If you take $S^2 \cross S^1$ and remove four vertical disjoint solid tori $D_i \cross S^1$ then the resulting manifold $M$ has integral homology $H_1(M) = \ZZ^4 = \langle x, y, z, t \rangle$. Here $t$ goes around the fiber and $x, y, z$ lie in the planar surface $P = S^2 - \cup D_i$. Each of $x, y, z$ goes around one of the first three components of $\bdy P$, so the last component of $\bdy P$ lies in the class $-(x + y+ z)$.

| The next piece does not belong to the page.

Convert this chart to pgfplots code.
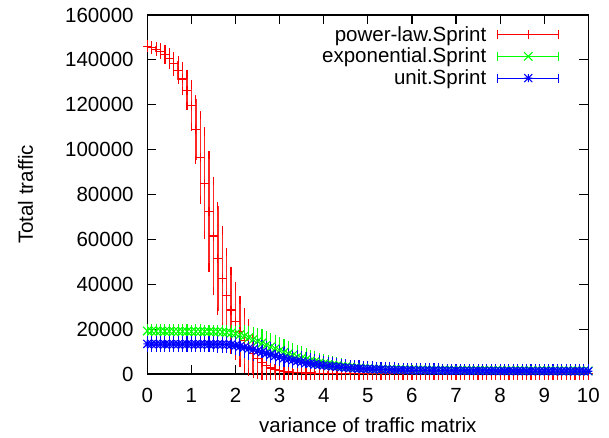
\documentclass[border=0pt]{standalone}
\usepackage{fontspec}
\setmainfont{Liberation Sans}
\usepackage{pgfplots}
\usepackage{pgfplotstable}
\pgfplotsset{compat=1.18}

\pgfdeclareplotmark{gpplus}{%
 \pgfpathmoveto{\pgfqpoint{-\pgfplotmarksize}{0pt}}\pgfpathlineto{\pgfqpoint{\pgfplotmarksize}{0pt}}%
 \pgfpathmoveto{\pgfqpoint{0pt}{-\pgfplotmarksize}}\pgfpathlineto{\pgfqpoint{0pt}{\pgfplotmarksize}}%
 \pgfusepathqstroke}
\pgfdeclareplotmark{gpx}{%
 \pgfpathmoveto{\pgfqpoint{-\pgfplotmarksize}{-\pgfplotmarksize}}\pgfpathlineto{\pgfqpoint{\pgfplotmarksize}{\pgfplotmarksize}}%
 \pgfpathmoveto{\pgfqpoint{-\pgfplotmarksize}{\pgfplotmarksize}}\pgfpathlineto{\pgfqpoint{\pgfplotmarksize}{-\pgfplotmarksize}}%
 \pgfusepathqstroke}
\pgfdeclareplotmark{gpstar}{%
 \pgfpathmoveto{\pgfqpoint{-\pgfplotmarksize}{0pt}}\pgfpathlineto{\pgfqpoint{\pgfplotmarksize}{0pt}}%
 \pgfpathmoveto{\pgfqpoint{0pt}{-\pgfplotmarksize}}\pgfpathlineto{\pgfqpoint{0pt}{\pgfplotmarksize}}%
 \pgfpathmoveto{\pgfqpoint{-\pgfplotmarksize}{-\pgfplotmarksize}}\pgfpathlineto{\pgfqpoint{\pgfplotmarksize}{\pgfplotmarksize}}%
 \pgfpathmoveto{\pgfqpoint{-\pgfplotmarksize}{\pgfplotmarksize}}\pgfpathlineto{\pgfqpoint{\pgfplotmarksize}{-\pgfplotmarksize}}%
 \pgfusepathqstroke}
\pgfdeclareplotmark{gpcap}{%
 \pgfpathmoveto{\pgfqpoint{-\pgfplotmarksize}{0pt}}\pgfpathlineto{\pgfqpoint{\pgfplotmarksize}{0pt}}%
 \pgfusepathqstroke}

\pgfplotstableread{
x y e
0.0 146000 800
0.1 145500 1000
0.2 144800 1300
0.3 143800 1700
0.4 142400 2200
0.5 140600 2800
0.6 138300 3500
0.7 135300 4400
0.8 131500 5500
0.9 126500 7000
1.0 119500 9500
1.1 109000 13500
1.2 96500 19000
1.3 85000 23000
1.4 72500 25000
1.5 61500 24500
1.6 51500 23500
1.7 42500 21500
1.8 35000 19500
1.9 28500 17500
2.0 23500 15500
2.1 19000 14000
2.2 15000 12500
2.3 11800 11000
2.4 9000 9000
2.5 6800 7200
2.6 5000 5600
2.7 3700 4300
2.8 2700 3300
2.9 2000 2600
3.0 1500 2100
3.1 1150 1750
3.2 900 1500
3.3 750 1350
3.4 630 1230
3.5 550 1150
3.6 490 1090
3.7 440 1040
3.8 400 1000
3.9 370 970
4.0 340 940
4.1 320 920
4.2 305 905
4.3 290 890
4.4 280 880
4.5 270 870
4.6 260 860
4.7 250 850
4.8 245 845
4.9 240 840
5.0 235 835
5.1 230 830
5.2 225 825
5.3 220 820
5.4 215 815
5.5 210 810
5.6 205 805
5.7 200 800
5.8 198 798
5.9 196 796
6.0 194 794
6.1 192 792
6.2 190 790
6.3 188 788
6.4 186 786
6.5 184 784
6.6 182 782
6.7 180 780
6.8 178 778
6.9 176 776
7.0 175 775
7.1 174 774
7.2 172 772
7.3 171 771
7.4 170 770
7.5 168 768
7.6 167 767
7.7 166 766
7.8 165 765
7.9 164 764
8.0 163 763
8.1 162 762
8.2 161 761
8.3 160 760
8.4 159 759
8.5 158 758
8.6 157 757
8.7 156 756
8.8 156 756
8.9 155 755
9.0 155 755
9.1 154 754
9.2 154 754
9.3 153 753
9.4 153 753
9.5 152 752
9.6 152 752
9.7 151 751
9.8 151 751
9.9 150 750
10.0 150 750
}\powerlaw

\pgfplotstableread{
x y e
0.0 19200 1050
0.1 19150 1100
0.2 19100 1100
0.3 19100 1150
0.4 19050 1150
0.5 19050 1150
0.6 19000 1200
0.7 19000 1200
0.8 19000 1200
0.9 19000 1200
1.0 18950 1200
1.1 18950 1250
1.2 18950 1250
1.3 18900 1250
1.4 18900 1250
1.5 18850 1300
1.6 18800 1300
1.7 18700 1400
1.8 18550 1550
1.9 18300 1800
2.0 18000 2200
2.1 17500 2600
2.2 16900 3000
2.3 16200 3400
2.4 15400 3700
2.5 14600 4000
2.6 13800 4200
2.7 12900 4300
2.8 12100 4400
2.9 11300 4400
3.0 10500 4300
3.1 9700 4200
3.2 9000 4000
3.3 8300 3800
3.4 7600 3600
3.5 7000 3400
3.6 6400 3200
3.7 5900 3000
3.8 5400 2800
3.9 5000 2600
4.0 4600 2400
4.1 4300 2200
4.2 4000 2000
4.3 3700 1850
4.4 3450 1700
4.5 3200 1550
4.6 3000 1400
4.7 2800 1300
4.8 2650 1200
4.9 2500 1100
5.0 2350 1000
5.1 2250 980
5.2 2180 960
5.3 2120 940
5.4 2070 920
5.5 2020 900
5.6 1980 890
5.7 1940 880
5.8 1900 870
5.9 1870 860
6.0 1840 850
6.1 1810 845
6.2 1790 840
6.3 1770 835
6.4 1750 830
6.5 1730 826
6.6 1710 822
6.7 1690 818
6.8 1670 815
6.9 1655 812
7.0 1640 809
7.1 1625 806
7.2 1610 803
7.3 1600 800
7.4 1590 798
7.5 1580 796
7.6 1570 794
7.7 1560 792
7.8 1550 790
7.9 1540 788
8.0 1530 786
8.1 1520 785
8.2 1510 784
8.3 1500 783
8.4 1495 782
8.5 1490 781
8.6 1485 780
8.7 1480 780
8.8 1470 779
8.9 1460 779
9.0 1455 778
9.1 1450 778
9.2 1445 777
9.3 1440 777
9.4 1430 776
9.5 1425 776
9.6 1420 775
9.7 1415 775
9.8 1410 775
9.9 1405 775
10.0 1400 775
}\exponential

\pgfplotstableread{
x y e
0.0 13400 1700
0.1 13350 1700
0.2 13350 1750
0.3 13300 1750
0.4 13300 1750
0.5 13300 1750
0.6 13300 1750
0.7 13300 1750
0.8 13300 1750
0.9 13300 1750
1.0 13300 1750
1.1 13300 1750
1.2 13250 1750
1.3 13250 1750
1.4 13250 1750
1.5 13250 1750
1.6 13200 1750
1.7 13200 1800
1.8 13150 1850
1.9 13000 2000
2.0 12700 2300
2.1 12300 2600
2.2 11900 2900
2.3 11400 3100
2.4 10900 3300
2.5 10300 3400
2.6 9800 3500
2.7 9200 3500
2.8 8700 3500
2.9 8100 3500
3.0 7600 3400
3.1 7100 3300
3.2 6600 3200
3.3 6200 3100
3.4 5800 3000
3.5 5400 2900
3.6 5000 2800
3.7 4700 2650
3.8 4400 2500
3.9 4100 2400
4.0 3850 2300
4.1 3600 2200
4.2 3400 2100
4.3 3200 2000
4.4 3000 1900
4.5 2850 1850
4.6 2700 1800
4.7 2550 1750
4.8 2450 1700
4.9 2350 1650
5.0 2250 1600
5.1 2180 1570
5.2 2110 1540
5.3 2040 1510
5.4 1970 1480
5.5 1900 1450
5.6 1850 1430
5.7 1800 1410
5.8 1750 1390
5.9 1700 1370
6.0 1650 1350
6.1 1630 1340
6.2 1610 1330
6.3 1590 1320
6.4 1570 1310
6.5 1550 1300
6.6 1530 1295
6.7 1510 1290
6.8 1490 1280
6.9 1470 1270
7.0 1450 1250
7.1 1440 1248
7.2 1430 1245
7.3 1420 1242
7.4 1410 1240
7.5 1400 1235
7.6 1390 1230
7.7 1380 1225
7.8 1370 1220
7.9 1360 1210
8.0 1350 1200
8.1 1345 1198
8.2 1340 1196
8.3 1335 1194
8.4 1330 1192
8.5 1325 1190
8.6 1320 1188
8.7 1315 1186
8.8 1310 1184
8.9 1305 1182
9.0 1300 1180
9.1 1295 1178
9.2 1290 1176
9.3 1285 1174
9.4 1280 1172
9.5 1275 1170
9.6 1270 1168
9.7 1265 1165
9.8 1260 1162
9.9 1255 1160
10.0 1250 1150
}\unit

\begin{document}
\fontsize{20.5}{24.6}\selectfont
\begin{tikzpicture}
\begin{axis}[
  scale only axis,
  width=441pt, height=359pt,
  xmin=0, xmax=10, ymin=0, ymax=160000,
  xtick={0,1,...,10},
  ytick={0,20000,40000,60000,80000,100000,120000,140000,160000},
  scaled y ticks=false,
  /pgf/number format/assume math mode=true,
  yticklabel style={/pgf/number format/fixed, /pgf/number format/1000 sep={}, anchor=east, xshift=-13.5pt, inner sep=0pt},
  xticklabel style={anchor=base, yshift=-28pt, inner sep=0pt},
  tick align=inside,
  major tick length=9pt,
  axis line style={line width=1.2pt},
  every tick/.style={black, line width=1.2pt},
  clip=false,
  xlabel={variance of traffic matrix},
  ylabel={Total traffic},
  xlabel style={at={(axis description cs:0.5,-0.1643)}, anchor=base, inner sep=0pt},
  ylabel style={at={(axis description cs:-0.2592,0.5)}, anchor=base, inner sep=0pt},
  legend plot pos=right,
  legend style={draw=none, fill=none, at={(axis description cs:0.9347,0.9694)}, anchor=north east,
    inner sep=0pt, row sep=1.7pt, column sep=11pt,
    font=\fontsize{20.5}{24.6}\selectfont,
    cells={anchor=base east},
    nodes={inner sep=0pt, text height=15pt, text depth=5pt}},
  legend image code/.code={
    \draw[#1, mark=none, line width=1pt] (0pt,6.5pt) -- (61pt,6.5pt);
    \draw[#1, mark=none, line width=1pt] (0pt,2pt) -- (0pt,11pt) (61pt,2pt) -- (61pt,11pt);
    \draw[#1, only marks] plot coordinates {(30.5pt,6.5pt)};
  },
]
\coordinate (sw) at (rel axis cs:0,0);
\addplot[color=red, only marks, mark=gpplus, mark size=4.5pt, mark options={line width=1.2pt, draw=red},
  error bars/.cd, y dir=both, y explicit, error mark=gpcap,
  error bar style={line width=1.4pt, draw=red!85!white},
  error mark options={draw=red, mark size=4.2pt, line width=1.2pt}]
  table[x=x, y=y, y error=e] {\powerlaw};
\addlegendentry{power-law.Sprint}
\addplot[color=green, only marks, mark=gpx, mark size=4.2pt, mark options={line width=1.1pt, draw=green},
  error bars/.cd, y dir=both, y explicit, error mark=gpcap,
  error bar style={line width=1.2pt, draw=green},
  error mark options={draw=green, mark size=4.2pt, line width=1.1pt}]
  table[x=x, y=y, y error=e] {\exponential};
\addlegendentry{exponential.Sprint}
\addplot[color=blue, only marks, mark=gpstar, mark size=4pt, mark options={line width=1.1pt, draw=blue},
  error bars/.cd, y dir=both, y explicit, error mark=gpcap,
  error bar style={line width=1.2pt, draw=blue},
  error mark options={draw=blue, mark size=4.2pt, line width=1.1pt}]
  table[x=x, y=y, y error=e] {\unit};
\addlegendentry{unit.Sprint}
\end{axis}
\pgfresetboundingbox
\path (sw) ++(-147.3pt,-63pt) rectangle ++(609pt,437pt);
\end{tikzpicture}
\end{document}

Note that $\bdy M = \bdy P \cross S^1$ is a union of four tori, $T_i$. So, for example, the first homology of $T_1$ is generated by $x$ and $t$. If we Dehn fill $T_1$ along the slope $a_1/b_1$ that is the same as killing the element $a_1x + b_1t$ in $H_1(T_1)$. Thus the new homology is $\ZZ^4 / \langle a_1x + b_1t \rangle$. If you do four fillings, then you are killing four elements of $\ZZ^4$. It is now a matter of linear algebra to decide if a four-tuple yields a homology sphere.

Computing a determinant shows that the filling $((a,1),(b,1),(c,1),(d,1))$ yields an integral homology sphere if and only if $abc + abd + acd + bcd = \pm 1$. For example $(a,b,c,d) = (2,3,5,-1)$ or $(2,3,7,-1)$ give homology spheres.

Brute force computer search finds more examples: $(-19, 21, 23, -26)$, $(3, -4, -23, -25)$, $(5, -9, -22, -23)$, $(-5, 6, 13, -23)$, $(-3, 4, 7, -17)$, $(2, -3, -11, -13)$, $(-8, 9, 11, -13)$, $(3, -7, -10, -11)$.